From masterclasses delivered by industry giants to an exhibition fayre including BAFTA Cymru and the Writers’ Guild of Great Britain, the day was an opportunity to hear from some major figures of the television and film industry. In a context of increasing competition, the concerns of young authors in the audience were telling: the question of how to best pitch your writing is on everyone’s lips. Andrew Davies had the last word on this, encouraging writers to “stick up for [their] own ideas, producers and editors don’t necessarily know what they’re talking about” – much to the delight of said producers and editors, no doubt. Davies’s charisma and his knack for storytelling shone through even during a Q&A-style conversation, but insights on the craft of writing also came from less established players. On a panel dedicated to audio drama, writer Janina Mathewson (Within the Wires), writer and composer Timothy X Atack (Forest 404) and Welsh actor and filmmaker Darragh Mortell (I Am Kanye West) reflected on the intimacy of radio storytelling, and its connection to musical composition. With I Am Kanye West, a podcast fiction dedicated to the famous rapper, Darragh Mortell experimented with a mix of narration and sampling. Mortell’s suggestion that the audio drama sits halfway between the film and the novel was a good way to think about ways in which we consume radio both as an immersive and mobile medium. As an expanding form allowing for forays into narrative experimentations, the podcast genre has drawn much attention to itself in the last few years. With the development of new technologies, coupled with the BBC’s desire to address itself to younger and more diverse demographics, it will be interesting to see how radio drama develops into new and experimental shapes in the next few years.

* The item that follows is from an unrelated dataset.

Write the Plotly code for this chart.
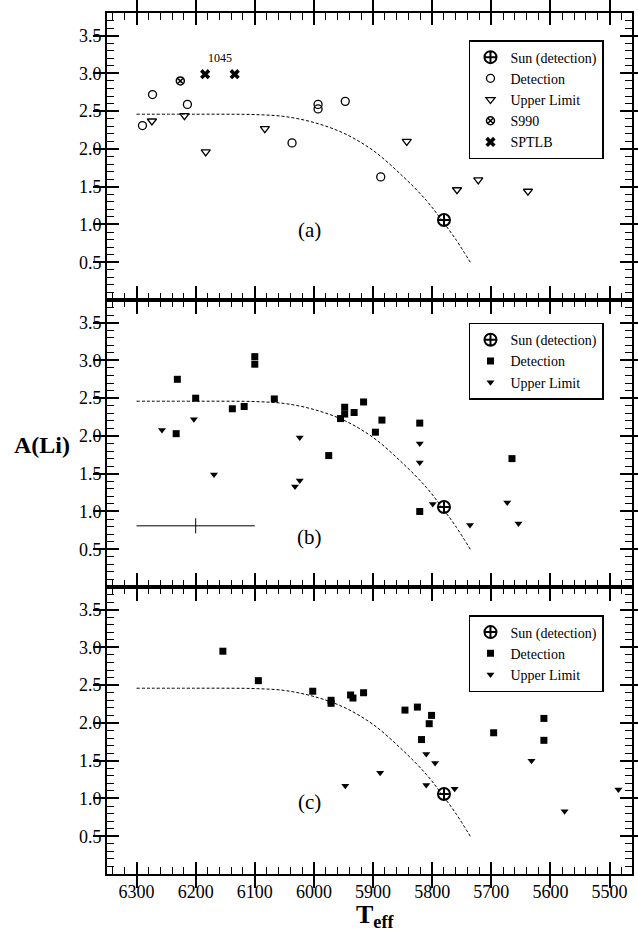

Overall, the festival reflected the tensions and transformations currently changing the writing industry. In the last few years, Cardiff and Wales have increasingly claimed their own seat at the table, and the crowd in attendance on the day was a testament to the bustling creativity waiting to be tapped into by the industry. The BBC’s gradual turn towards new mediums and technologies, and its asserted desire to speak to new audiences may also be an opportunity for creative talents of all kinds in Wales and beyond. While a success of the scale of His Dark Materials should give us hope for the future of arts and media in Cardiff, the city’s growing creative scene must now rise to the challenge.